What is required: Print exactly the lines from the first one down to the line containing "wear_base = [0.856, 0.881, 0.927, 0.967]", both ends included, with no pictures and nothing else.

·····

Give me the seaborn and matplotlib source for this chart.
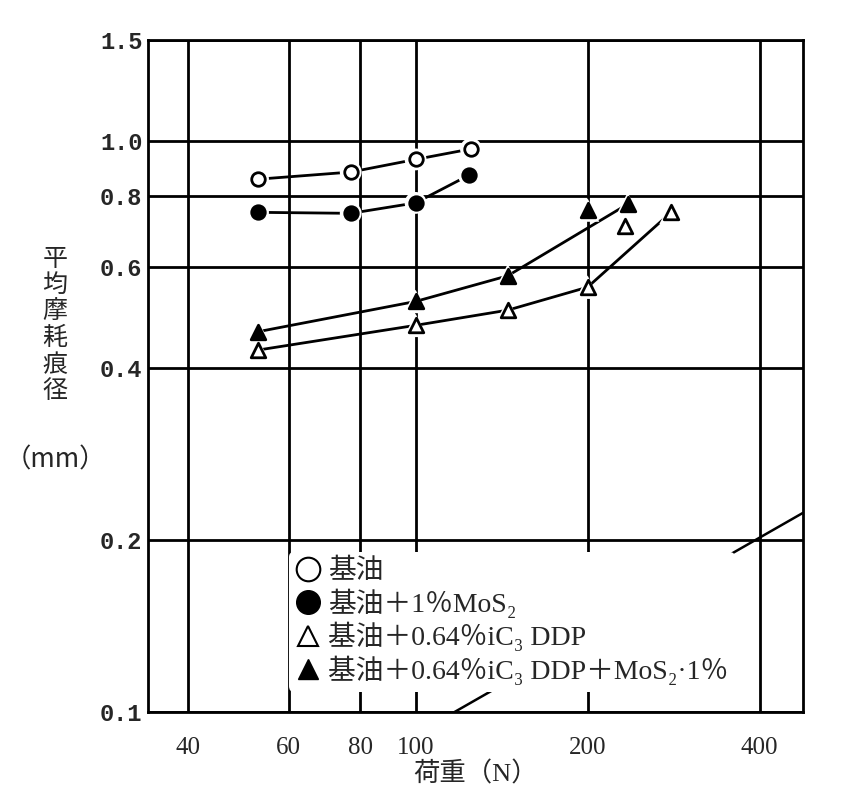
"""
荷重と平均摩耗痕径の関係 (両対数グラフ)
"""

import matplotlib
matplotlib.use("Agg")
import matplotlib.pyplot as plt
from matplotlib.lines import Line2D
from matplotlib.ticker import FixedLocator, NullFormatter, NullLocator
import seaborn as sns
import pandas as pd

# データ: 荷重 (N) / 平均摩耗痕径 (mm)
load_base = [53, 77, 100, 125]
wear_base = [0.856, 0.881, 0.927, 0.967]

load_mos2 = [53, 77, 100, 124]
wear_mos2 = [0.749, 0.746, 0.778, 0.870]

load_ddp = [53, 100, 145, 200, 233, 280]
wear_ddp = [0.430, 0.475, 0.505, 0.554, 0.708, 0.749]
curve_ddp = [True, True, True, True, False, True]

load_ddp_mos2 = [53, 100, 145, 200, 235]
wear_ddp_mos2 = [0.463, 0.523, 0.580, 0.756, 0.774]
curve_ddp_mos2 = [True, True, True, False, True]

# 凡例の下に隠れている線
load_ref = [117, 476]
wear_ref = [0.1, 0.223]

labels = ["基油", "基油＋1％MoS₂", "基油＋0.64％iC₃ DDP",
          "基油＋0.64％iC₃ DDP＋MoS₂·1％"]
x_ticks = [40, 60, 80, 100, 200, 400]
x_minor = [50, 70, 90, 150, 300]
y_ticks = [0.1, 0.2, 0.4, 0.6, 0.8, 1.0, 1.5]
y_ticklabels = ["0.1", "0.2", "0.4", "0.6", "0.8", "1.0", "1.5"]

sns.set_theme(style="white")
plt.rcParams['font.family'] = ['Liberation Serif', 'Noto Sans CJK JP', 'DejaVu Serif']
plt.rcParams['axes.unicode_minus'] = False

fig = plt.figure(figsize=(8.45, 7.92), dpi=100)
ax = fig.add_axes([0.175, 0.101, 0.775, 0.8485])
ax.set_xscale('log')
ax.set_yscale('log')

series = [
    (load_base, wear_base, [True] * len(load_base), 'o', 'white', 95),
    (load_mos2, wear_mos2, [True] * len(load_mos2), 'o', 'black', 95),
    (load_ddp, wear_ddp, curve_ddp, '^', 'white', 110),
    (load_ddp_mos2, wear_ddp_mos2, curve_ddp_mos2, '^', 'black', 110),
]

for i, (xs, ys, on_curve, mk, fc, size) in enumerate(series):
    df = pd.DataFrame({'load': xs, 'wear': ys, 'curve': on_curve})
    curve = df[df['curve']]
    sns.lineplot(data=curve, x='load', y='wear', ax=ax, color='black',
                 linewidth=2, sort=True, estimator=None, zorder=2)
    # 白い縁でマーカー周りの線を切る
    sns.scatterplot(data=df, x='load', y='wear', ax=ax, marker=mk, s=size * 2.6,
                    color='white', edgecolor='none', zorder=3)
    sns.scatterplot(data=df, x='load', y='wear', ax=ax, marker=mk, s=size,
                    facecolor=fc, edgecolor='black', linewidth=2, zorder=4)

sns.lineplot(x=load_ref, y=wear_ref, ax=ax, color='black', linewidth=1.8, zorder=2)

ax.set_xlim(34, 476)
ax.set_ylim(0.1, 1.5)

ax.xaxis.set_major_locator(FixedLocator(x_ticks))
ax.xaxis.set_minor_locator(FixedLocator(x_minor))
ax.xaxis.set_minor_formatter(NullFormatter())
ax.set_xticklabels([str(v) for v in x_ticks])
ax.yaxis.set_major_locator(FixedLocator(y_ticks))
ax.yaxis.set_minor_locator(NullLocator())
ax.set_yticklabels(y_ticklabels, family=['Liberation Mono', 'DejaVu Sans Mono'])

ax.tick_params(axis='x', which='major', direction='in', length=0, labelsize=18, pad=18)
ax.tick_params(axis='x', which='minor', direction='in', length=8, width=1.5, color='black')
ax.tick_params(axis='y', which='major', direction='in', length=0, labelsize=17, pad=4)
for lab in ax.get_yticklabels():
    lab.set_fontweight('bold')

ax.grid(True, which='major', color='black', linewidth=2)
for s in ax.spines.values():
    s.set_color('black')
    s.set_linewidth(2)

ax.set_xlabel("荷重（N）", fontsize=19, labelpad=2)
ax.set_ylabel("")
fig.text(55 / 845, 1 - 325 / 792, "平\n均\n摩\n耗\n痕\n径", fontsize=18,
         ha='center', va='center', linespacing=1.02,
         family=['Noto Sans CJK JP', 'DejaVu Sans'])
fig.text(55 / 845, 1 - 460 / 792, "（mm）", fontsize=19, ha='center', va='center',
         family=['Noto Sans CJK JP', 'DejaVu Sans'])

handles = [
    Line2D([], [], linestyle='none', marker='o', markersize=17, markerfacecolor='white',
           markeredgecolor='black', markeredgewidth=1.5),
    Line2D([], [], linestyle='none', marker='o', markersize=17, markerfacecolor='black',
           markeredgecolor='black'),
    Line2D([], [], linestyle='none', marker='^', markersize=14, markerfacecolor='white',
           markeredgecolor='black', markeredgewidth=1.5),
    Line2D([], [], linestyle='none', marker='^', markersize=14, markerfacecolor='black',
           markeredgecolor='black'),
]
leg = ax.legend(handles, labels, loc='lower left', bbox_to_anchor=(0.215, 0.03),
                fontsize=20, frameon=True, facecolor='white', edgecolor='none',
                framealpha=1, handlelength=0.9, handletextpad=0.25,
                labelspacing=0.15, borderpad=0.25, borderaxespad=0)
leg.set_zorder(5)

fig.savefig("out.png", dpi=100, facecolor='white')
plt.close(fig)
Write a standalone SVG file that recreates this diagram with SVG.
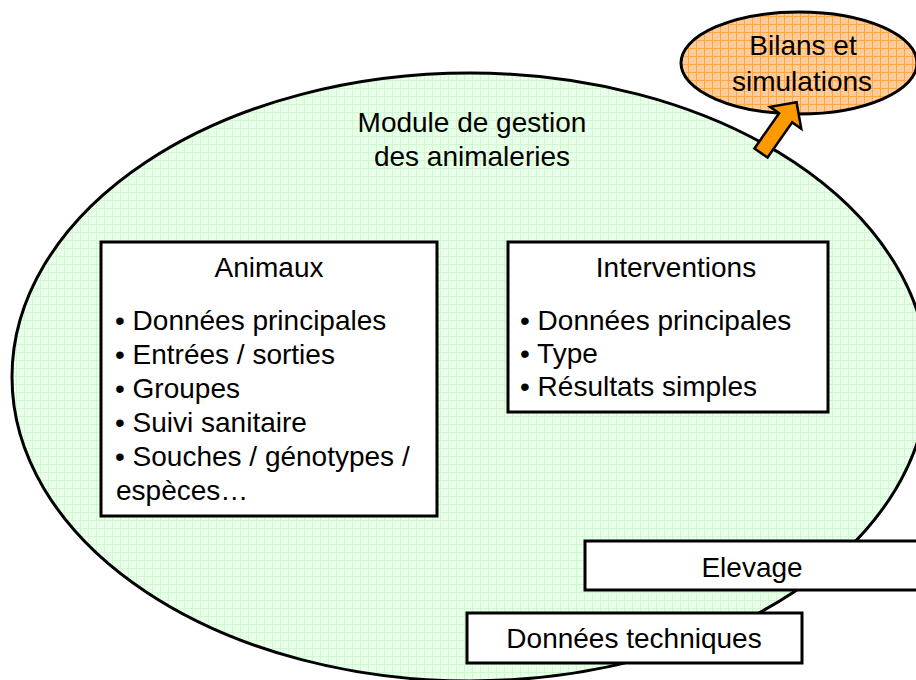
<svg xmlns="http://www.w3.org/2000/svg" width="916" height="680" viewBox="0 0 916 680">
  <defs>
    <pattern id="gridGreen" width="8" height="8" patternUnits="userSpaceOnUse">
      <rect width="8" height="8" fill="#e9ffe9"/>
      <path d="M0,0.5 H8 M0.5,0 V8" stroke="#d0f8d0" stroke-width="1" fill="none"/>
    </pattern>
    <pattern id="gridOrange" width="8" height="8" patternUnits="userSpaceOnUse">
      <rect width="8" height="8" fill="#ffcc99"/>
      <path d="M0,0.5 H8 M0.5,0 V8" stroke="#ffa640" stroke-width="1" fill="none"/>
    </pattern>
  </defs>
  <style>
    text { font-family: "Liberation Sans", Arial, sans-serif; font-size: 28px; fill: #000; }
    .c { text-anchor: middle; }
    .box { fill: #ffffff; stroke: #000; stroke-width: 3; }
    .outline { stroke: #000; stroke-width: 3; }
  </style>

  <g id="module">
    <ellipse cx="470" cy="377" rx="458" ry="304" fill="url(#gridGreen)" class="outline"/>
    <text class="c" x="472" y="132">Module de gestion</text>
    <text class="c" x="472" y="166">des animaleries</text>
  </g>

  <g id="bilans">
    <ellipse cx="799" cy="63" rx="118" ry="51" fill="url(#gridOrange)" class="outline"/>
    <text class="c" x="803" y="55">Bilans et</text>
    <text class="c" x="802" y="91">simulations</text>
  </g>

  <g id="animaux">
    <rect class="box" x="101" y="242" width="336" height="274"/>
    <text class="c" x="269" y="277">Animaux</text>
    <text x="115" y="330">• Données principales</text>
    <text x="115" y="364">• Entrées / sorties</text>
    <text x="115" y="398">• Groupes</text>
    <text x="115" y="432">• Suivi sanitaire</text>
    <text x="115" y="466">• Souches / génotypes /</text>
    <text x="116" y="500">espèces…</text>
  </g>

  <g id="interventions">
    <rect class="box" x="508" y="242" width="320" height="170"/>
    <text class="c" x="676" y="277">Interventions</text>
    <text x="520" y="330">• Données principales</text>
    <text x="520" y="363">• Type</text>
    <text x="520" y="396">• Résultats simples</text>
  </g>

  <g id="elevage">
    <rect class="box" x="585" y="541" width="336" height="49"/>
    <text class="c" x="752" y="577">Elevage</text>
  </g>

  <g id="donnees-techniques">
    <rect class="box" x="467" y="613" width="335" height="50"/>
    <text class="c" x="634" y="648">Données techniques</text>
  </g>

  <g id="connectors">
    <path d="M0,-8 L43,-8 L43,-19 L62,0 L43,19 L43,8 L0,8 Z" transform="translate(761,153) rotate(-55)" fill="#ff9900" stroke="#000" stroke-width="2.5" stroke-linejoin="miter"/>
  </g>
</svg>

·····

Complete answer:
Give me the seaborn and matplotlib source for this chart.
"""
荷重と平均摩耗痕径の関係 (両対数グラフ)
"""

import matplotlib
matplotlib.use("Agg")
import matplotlib.pyplot as plt
from matplotlib.lines import Line2D
from matplotlib.ticker import FixedLocator, NullFormatter, NullLocator
import seaborn as sns
import pandas as pd

# データ: 荷重 (N) / 平均摩耗痕径 (mm)
load_base = [53, 77, 100, 125]
wear_base = [0.856, 0.881, 0.927, 0.967]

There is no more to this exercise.